Construct a Down-Plunge Profile

We can see that a down-plunge view can be easily obtained by simply compressing the map view by some factor. (Actually, looking a bit ahead, the compression factor is the sine of the plunge.)

• In contrast to cross-sections, every point on the profile view is derived from data - the map view. We do not interpolate fold shapes or extrapolate dips. We do assume the fold has constant plunge over the area being profiled. Thus profile views show more detail and are better supported than cross sections.
• Topographic effects that complicate map views (left) disappear in down-plunge profile views (right). The lines that generate the fold shape may intersect the topography in complex ways but all we see when we look down the plunge of the fold is the shape of the fold.

The diagram at left shows the coordinates we will use in developing formulas for down-plunge profiling.

Obviously, x = x'. Distances at right angles to the trend of the fold project true.

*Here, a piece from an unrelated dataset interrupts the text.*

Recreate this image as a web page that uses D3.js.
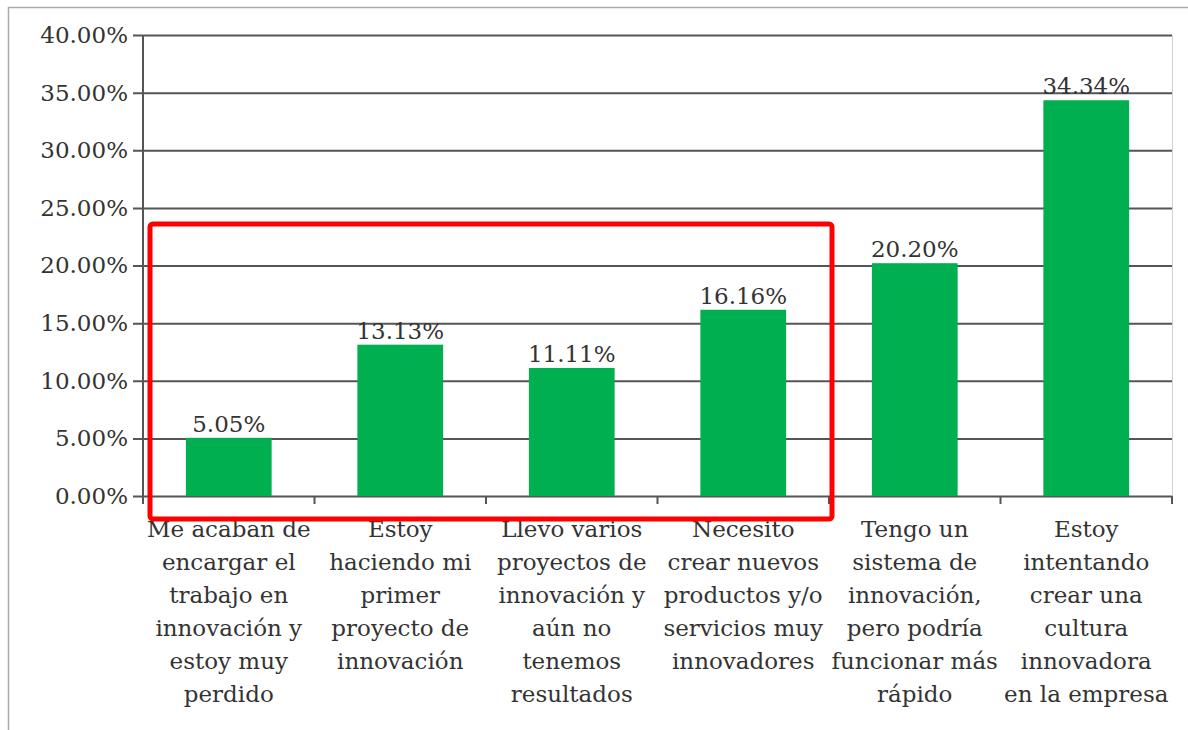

• When topography is small compared to the map scale, it becomes insignificant
• When plunge is steep, map coordinates dominate
• When plunge is shallow, topography can dominate. In the extreme case p = 0, we could look at a vertical cliff and see a true profile, whereas the geology would be all but invisible on a map.

Obviously, y' = y sin p + z cos p. Thus, the coordinates of (x,y,z) in the profile plane are:

• x' = x
• y' = y sin p + z cos p